My 5-year-old daughter learned at preschool that “Dámy mají přednost.” In English, that means “Ladies first”. This knowledge has prompted a small female empowerment movement in my home — and that is confusing for both my son and me.
The girl constantly throws the phrase around: When I start to walk down the stairs, she needs to go first: “Dámy mají přednost,” she says as she squeezes past me. When I go to strap my son into his car seat, it is a terrible social faux pas: “Dámy mají přednost!” And this is in just a two-minute stretch of our morning routine.
Then it continues after preschool all the way through to who should get their food first during dinner to the order in which the kids are kissed good night.
It is as though the phrase is magic and that it makes people (read: males) do things for you.

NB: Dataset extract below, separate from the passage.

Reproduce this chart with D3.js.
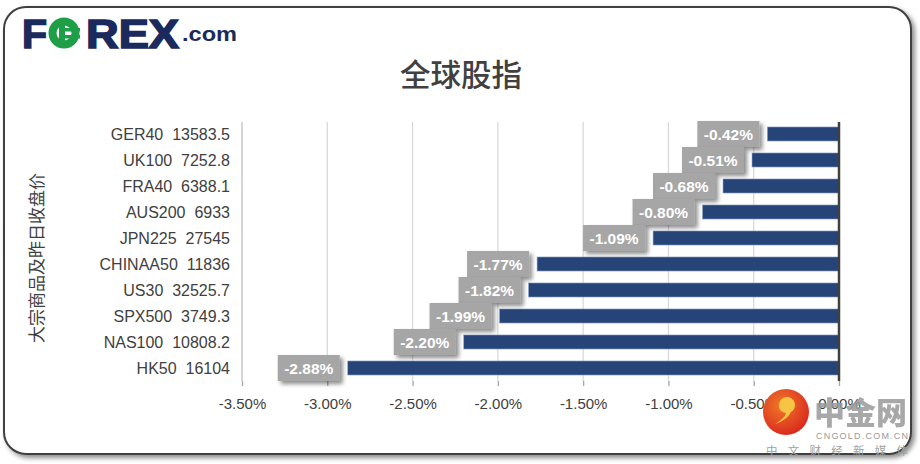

Frankly, I agree that Ladies First is a good rule to live by. I hold doors open for women and offer my jacket when it is cold. The problem is that, when dealing with a toddler, I’m not exactly sure of the proper protocol. I would assume that opening a door would be gentlemanly; however, unlocking the deadbolts and opening the door is still a novelty, so: “Dámymajípřednost!”
My 3-year-old son is just as confused. From his point of view, there doesn’t seem to be any rhyme or reason as to why his sister should go first in anything.
That is why he has started to say “klucimajípřednost” — boys first.
Therein lies the rub.
Brother Point of View
My son is in a different phase. He has realized the power of humor: he is small and young but he can still do things that make the big and older people react.
He does a bent-over old-man walk because it cracks everyone up. He puts his underwear on his head because it makes his mother smile. He makes references to the buttocks because it gets his sister to laugh uproariously.
This is not, overall, a bad thing. The class clowns that I have known were smart and witty and fun to be around.
Unfortunately, getting people to laugh is a reaction that is quite similar to getting a rise out of someone.
Ergo: When he says “klucimajiprednost” and it upsets his sister, he has succeeded.
And, of course, the crying sister brings mom into the mix.
Mother Point of View
Mom has the motherly instinct to nip bad behavior in the bud.
Mom: Absolutely, dámymajípřednost.
Mom: No. No. No. You must respect women, including your sister…
Son: Klucimajiprednost! Klucimajiprednost!
Clearly, righteous indignation is a powerful emotion that is a beautiful reaction to behold.
Check and Check Mate.
Father Point of View
Me, I just sit back and watch. I am on the side of the Ladies First ethos and that is how I want my son to live his life. However, I can see the twinkle in his eye.
His sister will soon drop the constant feminist reminders and he will eventually find another way to get people to laugh or react.
For now, the kids don’t seem to understand that dámymajípřednost is basically the same as “wait for mom to sit down before you start eating”.